## [TASK OBJECTIVE]
Exactly the lines from the line containing "Write a component" through the line containing "const PH_TICKS = [0, 1, 2, 3, 4, 5, 6, 7, 8];" are to be echoed, with both included and pictures left out.

## [MATERIAL SUPPLIED]
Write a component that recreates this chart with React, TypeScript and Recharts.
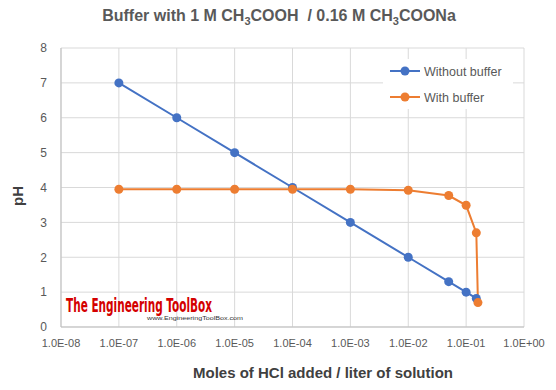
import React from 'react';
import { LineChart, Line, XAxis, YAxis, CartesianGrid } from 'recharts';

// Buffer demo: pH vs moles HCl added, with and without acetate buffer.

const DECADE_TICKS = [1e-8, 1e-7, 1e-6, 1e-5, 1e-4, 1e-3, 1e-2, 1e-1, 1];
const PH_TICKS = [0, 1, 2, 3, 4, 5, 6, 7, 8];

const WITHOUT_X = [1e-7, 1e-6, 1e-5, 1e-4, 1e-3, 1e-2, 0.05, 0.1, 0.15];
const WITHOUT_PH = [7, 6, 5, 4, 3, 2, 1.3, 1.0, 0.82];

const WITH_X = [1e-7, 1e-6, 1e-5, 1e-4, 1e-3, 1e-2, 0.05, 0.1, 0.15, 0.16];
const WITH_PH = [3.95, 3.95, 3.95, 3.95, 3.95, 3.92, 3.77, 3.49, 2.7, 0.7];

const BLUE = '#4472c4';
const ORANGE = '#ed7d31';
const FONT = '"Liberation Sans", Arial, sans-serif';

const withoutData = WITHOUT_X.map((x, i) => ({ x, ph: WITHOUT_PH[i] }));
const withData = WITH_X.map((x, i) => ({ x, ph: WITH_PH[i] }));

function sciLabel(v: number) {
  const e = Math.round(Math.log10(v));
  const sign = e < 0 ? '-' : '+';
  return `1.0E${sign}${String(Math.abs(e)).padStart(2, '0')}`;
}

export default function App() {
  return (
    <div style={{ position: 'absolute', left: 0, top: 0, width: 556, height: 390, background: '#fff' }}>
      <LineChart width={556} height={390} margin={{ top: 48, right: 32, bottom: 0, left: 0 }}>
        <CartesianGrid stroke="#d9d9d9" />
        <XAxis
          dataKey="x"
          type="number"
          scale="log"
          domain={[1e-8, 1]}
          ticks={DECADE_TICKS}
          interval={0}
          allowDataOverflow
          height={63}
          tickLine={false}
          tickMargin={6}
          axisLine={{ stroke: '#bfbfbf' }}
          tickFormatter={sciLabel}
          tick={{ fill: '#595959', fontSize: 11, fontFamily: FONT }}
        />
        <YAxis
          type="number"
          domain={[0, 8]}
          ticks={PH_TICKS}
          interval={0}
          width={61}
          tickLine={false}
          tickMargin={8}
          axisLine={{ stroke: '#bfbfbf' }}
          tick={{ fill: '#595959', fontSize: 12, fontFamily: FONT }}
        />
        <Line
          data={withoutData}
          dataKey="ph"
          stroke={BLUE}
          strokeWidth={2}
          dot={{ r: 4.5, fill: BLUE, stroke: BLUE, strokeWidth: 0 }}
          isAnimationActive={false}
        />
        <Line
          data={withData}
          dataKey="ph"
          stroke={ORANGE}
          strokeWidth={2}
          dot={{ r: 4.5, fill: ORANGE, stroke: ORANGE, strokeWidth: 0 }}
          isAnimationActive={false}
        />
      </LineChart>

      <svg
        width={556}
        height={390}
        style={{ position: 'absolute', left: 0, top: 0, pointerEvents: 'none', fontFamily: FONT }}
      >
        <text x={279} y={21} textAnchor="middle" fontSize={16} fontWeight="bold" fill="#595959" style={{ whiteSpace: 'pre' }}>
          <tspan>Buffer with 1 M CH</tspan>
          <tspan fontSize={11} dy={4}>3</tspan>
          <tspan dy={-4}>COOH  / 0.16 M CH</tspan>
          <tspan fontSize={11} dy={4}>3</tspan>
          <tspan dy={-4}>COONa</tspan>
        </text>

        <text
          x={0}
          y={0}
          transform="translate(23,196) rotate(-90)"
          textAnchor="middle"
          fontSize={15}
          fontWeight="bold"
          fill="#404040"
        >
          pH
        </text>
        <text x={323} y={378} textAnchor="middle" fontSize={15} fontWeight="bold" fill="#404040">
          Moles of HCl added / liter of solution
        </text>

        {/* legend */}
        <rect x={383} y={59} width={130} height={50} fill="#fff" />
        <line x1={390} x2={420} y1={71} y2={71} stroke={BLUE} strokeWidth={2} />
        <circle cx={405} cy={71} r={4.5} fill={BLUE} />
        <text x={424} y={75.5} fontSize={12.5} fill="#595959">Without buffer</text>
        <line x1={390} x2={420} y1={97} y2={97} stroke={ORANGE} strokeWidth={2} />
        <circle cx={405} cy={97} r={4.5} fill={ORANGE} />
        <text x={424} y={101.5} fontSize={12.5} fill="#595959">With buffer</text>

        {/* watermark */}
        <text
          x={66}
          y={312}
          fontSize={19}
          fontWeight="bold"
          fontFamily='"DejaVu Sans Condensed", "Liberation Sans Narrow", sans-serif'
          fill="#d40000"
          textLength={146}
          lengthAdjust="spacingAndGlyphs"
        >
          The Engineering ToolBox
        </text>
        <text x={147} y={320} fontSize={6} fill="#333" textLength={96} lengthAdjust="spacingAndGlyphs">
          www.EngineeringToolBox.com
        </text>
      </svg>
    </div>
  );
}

--

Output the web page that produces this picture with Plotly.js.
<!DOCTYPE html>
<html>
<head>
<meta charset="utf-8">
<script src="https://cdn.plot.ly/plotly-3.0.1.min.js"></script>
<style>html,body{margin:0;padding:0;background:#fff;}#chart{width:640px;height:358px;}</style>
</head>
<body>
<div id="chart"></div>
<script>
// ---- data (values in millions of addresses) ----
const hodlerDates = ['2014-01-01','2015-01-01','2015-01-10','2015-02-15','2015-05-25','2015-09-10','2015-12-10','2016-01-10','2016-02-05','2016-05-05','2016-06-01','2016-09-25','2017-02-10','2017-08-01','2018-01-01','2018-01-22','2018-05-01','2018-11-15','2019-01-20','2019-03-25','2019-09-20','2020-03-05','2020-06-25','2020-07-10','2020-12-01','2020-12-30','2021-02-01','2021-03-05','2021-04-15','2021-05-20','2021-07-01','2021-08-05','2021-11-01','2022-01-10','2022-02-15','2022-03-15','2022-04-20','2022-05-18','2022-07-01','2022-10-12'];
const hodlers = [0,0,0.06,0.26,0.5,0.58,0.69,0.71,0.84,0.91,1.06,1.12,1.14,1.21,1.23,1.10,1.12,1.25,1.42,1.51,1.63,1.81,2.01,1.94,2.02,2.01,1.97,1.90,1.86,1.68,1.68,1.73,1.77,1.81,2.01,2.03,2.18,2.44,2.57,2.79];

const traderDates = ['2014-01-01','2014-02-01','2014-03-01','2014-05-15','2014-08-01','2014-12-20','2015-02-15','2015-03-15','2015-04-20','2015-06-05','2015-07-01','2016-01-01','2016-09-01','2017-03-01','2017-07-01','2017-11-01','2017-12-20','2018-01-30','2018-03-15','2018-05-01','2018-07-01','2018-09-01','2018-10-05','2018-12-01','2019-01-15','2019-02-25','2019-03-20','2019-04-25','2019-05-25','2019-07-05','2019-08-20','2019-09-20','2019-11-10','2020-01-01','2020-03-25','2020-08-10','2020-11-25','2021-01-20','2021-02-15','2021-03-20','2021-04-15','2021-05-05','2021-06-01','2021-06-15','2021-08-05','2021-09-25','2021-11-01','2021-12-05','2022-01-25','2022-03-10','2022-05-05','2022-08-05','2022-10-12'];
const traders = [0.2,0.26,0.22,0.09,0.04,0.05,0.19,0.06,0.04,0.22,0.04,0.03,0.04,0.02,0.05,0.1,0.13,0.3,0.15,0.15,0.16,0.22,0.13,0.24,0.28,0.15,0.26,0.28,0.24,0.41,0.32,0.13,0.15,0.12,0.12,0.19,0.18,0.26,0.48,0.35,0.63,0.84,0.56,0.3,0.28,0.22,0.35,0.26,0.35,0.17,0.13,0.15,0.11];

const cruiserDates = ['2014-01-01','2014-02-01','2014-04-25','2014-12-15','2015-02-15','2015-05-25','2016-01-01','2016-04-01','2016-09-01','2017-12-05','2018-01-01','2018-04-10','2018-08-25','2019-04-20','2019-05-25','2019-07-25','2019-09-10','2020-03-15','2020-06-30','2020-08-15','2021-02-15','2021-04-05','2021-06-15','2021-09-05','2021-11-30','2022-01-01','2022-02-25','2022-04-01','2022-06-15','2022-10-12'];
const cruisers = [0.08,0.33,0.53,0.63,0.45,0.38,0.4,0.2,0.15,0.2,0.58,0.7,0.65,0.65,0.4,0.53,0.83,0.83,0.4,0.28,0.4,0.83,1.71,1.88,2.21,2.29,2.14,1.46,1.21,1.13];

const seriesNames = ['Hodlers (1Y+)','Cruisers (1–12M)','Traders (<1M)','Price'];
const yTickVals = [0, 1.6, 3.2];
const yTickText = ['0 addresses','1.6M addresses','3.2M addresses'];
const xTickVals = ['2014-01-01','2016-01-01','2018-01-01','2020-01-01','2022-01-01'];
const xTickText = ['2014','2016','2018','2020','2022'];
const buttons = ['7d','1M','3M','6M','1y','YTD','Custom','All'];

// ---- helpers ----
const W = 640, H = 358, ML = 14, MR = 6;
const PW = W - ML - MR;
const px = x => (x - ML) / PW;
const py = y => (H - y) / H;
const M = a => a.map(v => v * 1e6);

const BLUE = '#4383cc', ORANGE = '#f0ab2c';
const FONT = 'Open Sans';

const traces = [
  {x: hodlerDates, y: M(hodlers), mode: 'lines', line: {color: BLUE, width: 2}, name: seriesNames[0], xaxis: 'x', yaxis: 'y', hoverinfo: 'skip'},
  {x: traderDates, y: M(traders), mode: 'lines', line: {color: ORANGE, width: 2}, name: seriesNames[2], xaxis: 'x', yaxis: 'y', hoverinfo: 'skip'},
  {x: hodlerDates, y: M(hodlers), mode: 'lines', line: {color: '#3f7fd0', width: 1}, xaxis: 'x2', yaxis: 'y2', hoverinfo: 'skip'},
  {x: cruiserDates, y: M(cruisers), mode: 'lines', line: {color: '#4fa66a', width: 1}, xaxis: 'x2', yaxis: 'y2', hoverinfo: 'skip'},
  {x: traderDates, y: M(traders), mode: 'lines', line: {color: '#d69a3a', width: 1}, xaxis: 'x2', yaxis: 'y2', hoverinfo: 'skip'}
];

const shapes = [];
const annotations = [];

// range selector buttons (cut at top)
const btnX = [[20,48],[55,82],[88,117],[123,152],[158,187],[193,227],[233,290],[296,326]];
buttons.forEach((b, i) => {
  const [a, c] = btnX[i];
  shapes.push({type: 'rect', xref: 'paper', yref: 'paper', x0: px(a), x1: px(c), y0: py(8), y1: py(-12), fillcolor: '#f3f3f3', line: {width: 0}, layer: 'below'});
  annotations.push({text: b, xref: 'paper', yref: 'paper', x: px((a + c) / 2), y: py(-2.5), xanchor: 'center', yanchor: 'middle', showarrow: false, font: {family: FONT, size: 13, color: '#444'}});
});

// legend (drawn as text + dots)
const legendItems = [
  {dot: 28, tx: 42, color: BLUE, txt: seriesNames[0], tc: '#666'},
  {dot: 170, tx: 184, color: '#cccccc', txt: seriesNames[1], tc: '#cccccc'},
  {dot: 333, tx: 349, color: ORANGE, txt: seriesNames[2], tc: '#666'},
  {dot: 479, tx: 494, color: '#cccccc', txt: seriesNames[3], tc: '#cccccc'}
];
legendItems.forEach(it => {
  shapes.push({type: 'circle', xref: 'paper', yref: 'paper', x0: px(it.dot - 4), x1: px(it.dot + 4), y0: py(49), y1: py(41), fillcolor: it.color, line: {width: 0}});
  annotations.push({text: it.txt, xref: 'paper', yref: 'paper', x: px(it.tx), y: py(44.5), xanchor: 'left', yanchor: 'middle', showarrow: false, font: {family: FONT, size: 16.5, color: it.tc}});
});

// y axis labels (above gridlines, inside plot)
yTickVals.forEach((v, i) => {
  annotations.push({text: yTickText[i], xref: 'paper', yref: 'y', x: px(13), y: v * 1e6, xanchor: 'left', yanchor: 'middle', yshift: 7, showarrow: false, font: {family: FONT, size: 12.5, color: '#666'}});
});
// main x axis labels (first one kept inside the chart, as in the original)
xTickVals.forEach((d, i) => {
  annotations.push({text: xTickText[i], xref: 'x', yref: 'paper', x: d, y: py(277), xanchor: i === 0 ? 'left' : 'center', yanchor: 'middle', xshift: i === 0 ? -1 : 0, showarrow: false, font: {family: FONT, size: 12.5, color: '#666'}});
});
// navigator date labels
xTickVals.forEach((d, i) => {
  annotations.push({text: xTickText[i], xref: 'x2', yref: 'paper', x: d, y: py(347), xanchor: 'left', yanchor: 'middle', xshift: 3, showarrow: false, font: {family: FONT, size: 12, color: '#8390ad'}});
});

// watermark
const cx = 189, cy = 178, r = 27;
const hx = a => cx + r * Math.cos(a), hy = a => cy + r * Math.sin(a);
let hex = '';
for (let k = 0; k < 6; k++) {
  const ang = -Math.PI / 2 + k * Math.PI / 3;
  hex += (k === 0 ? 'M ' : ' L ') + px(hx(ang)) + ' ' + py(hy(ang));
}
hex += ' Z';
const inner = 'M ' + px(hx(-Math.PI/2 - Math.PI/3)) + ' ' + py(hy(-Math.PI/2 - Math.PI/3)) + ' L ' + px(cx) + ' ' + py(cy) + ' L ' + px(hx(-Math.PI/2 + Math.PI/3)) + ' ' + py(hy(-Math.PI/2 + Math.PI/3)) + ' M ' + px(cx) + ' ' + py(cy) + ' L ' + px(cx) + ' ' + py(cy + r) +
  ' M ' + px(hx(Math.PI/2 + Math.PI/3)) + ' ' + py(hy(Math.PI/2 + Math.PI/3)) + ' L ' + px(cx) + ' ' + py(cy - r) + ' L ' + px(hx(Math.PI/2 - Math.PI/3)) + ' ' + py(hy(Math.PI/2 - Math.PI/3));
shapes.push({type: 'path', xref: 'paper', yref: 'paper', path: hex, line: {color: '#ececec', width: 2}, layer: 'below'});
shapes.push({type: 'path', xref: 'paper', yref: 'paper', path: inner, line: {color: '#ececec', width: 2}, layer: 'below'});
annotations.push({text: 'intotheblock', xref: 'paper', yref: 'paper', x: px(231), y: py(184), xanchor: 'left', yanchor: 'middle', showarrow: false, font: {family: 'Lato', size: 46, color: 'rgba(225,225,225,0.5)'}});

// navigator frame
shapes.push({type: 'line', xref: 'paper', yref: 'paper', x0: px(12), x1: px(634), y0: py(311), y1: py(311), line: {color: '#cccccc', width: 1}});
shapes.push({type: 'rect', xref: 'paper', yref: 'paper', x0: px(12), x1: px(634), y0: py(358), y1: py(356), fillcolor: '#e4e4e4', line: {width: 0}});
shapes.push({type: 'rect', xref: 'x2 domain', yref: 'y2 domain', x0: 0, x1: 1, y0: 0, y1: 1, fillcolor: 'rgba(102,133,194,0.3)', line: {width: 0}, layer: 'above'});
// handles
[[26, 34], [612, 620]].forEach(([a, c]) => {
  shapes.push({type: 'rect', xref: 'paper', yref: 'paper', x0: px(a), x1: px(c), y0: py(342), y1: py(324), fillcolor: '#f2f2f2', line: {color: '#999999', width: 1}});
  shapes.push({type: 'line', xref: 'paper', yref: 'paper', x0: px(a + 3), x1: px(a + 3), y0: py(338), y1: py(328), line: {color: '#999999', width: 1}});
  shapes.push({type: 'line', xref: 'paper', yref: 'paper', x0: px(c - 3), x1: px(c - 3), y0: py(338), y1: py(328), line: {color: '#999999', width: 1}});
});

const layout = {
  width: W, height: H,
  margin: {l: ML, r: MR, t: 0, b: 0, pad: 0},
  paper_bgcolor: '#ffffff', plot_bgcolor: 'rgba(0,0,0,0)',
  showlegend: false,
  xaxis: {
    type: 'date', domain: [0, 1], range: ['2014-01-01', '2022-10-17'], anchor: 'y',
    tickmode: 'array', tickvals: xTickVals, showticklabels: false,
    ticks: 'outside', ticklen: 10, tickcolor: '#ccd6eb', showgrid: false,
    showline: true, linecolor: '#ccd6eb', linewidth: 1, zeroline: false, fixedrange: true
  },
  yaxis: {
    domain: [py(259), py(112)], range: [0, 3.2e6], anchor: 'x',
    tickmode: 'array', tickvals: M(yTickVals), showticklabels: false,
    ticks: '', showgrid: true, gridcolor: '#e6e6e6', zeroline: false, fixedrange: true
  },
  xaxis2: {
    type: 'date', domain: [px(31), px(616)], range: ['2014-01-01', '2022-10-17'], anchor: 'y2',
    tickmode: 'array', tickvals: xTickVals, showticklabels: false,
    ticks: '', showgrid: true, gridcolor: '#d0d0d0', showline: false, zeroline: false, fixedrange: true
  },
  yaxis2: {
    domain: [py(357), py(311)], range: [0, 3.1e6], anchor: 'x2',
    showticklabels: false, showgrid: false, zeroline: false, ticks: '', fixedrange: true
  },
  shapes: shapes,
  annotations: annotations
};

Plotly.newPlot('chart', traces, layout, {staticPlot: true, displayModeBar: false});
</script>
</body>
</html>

## [OUTPUT FOR THIS TASK]
Write a component that recreates this chart with React, TypeScript and Recharts.
import React from 'react';
import { LineChart, Line, XAxis, YAxis, CartesianGrid } from 'recharts';

// Buffer demo: pH vs moles HCl added, with and without acetate buffer.

const DECADE_TICKS = [1e-8, 1e-7, 1e-6, 1e-5, 1e-4, 1e-3, 1e-2, 1e-1, 1];
const PH_TICKS = [0, 1, 2, 3, 4, 5, 6, 7, 8];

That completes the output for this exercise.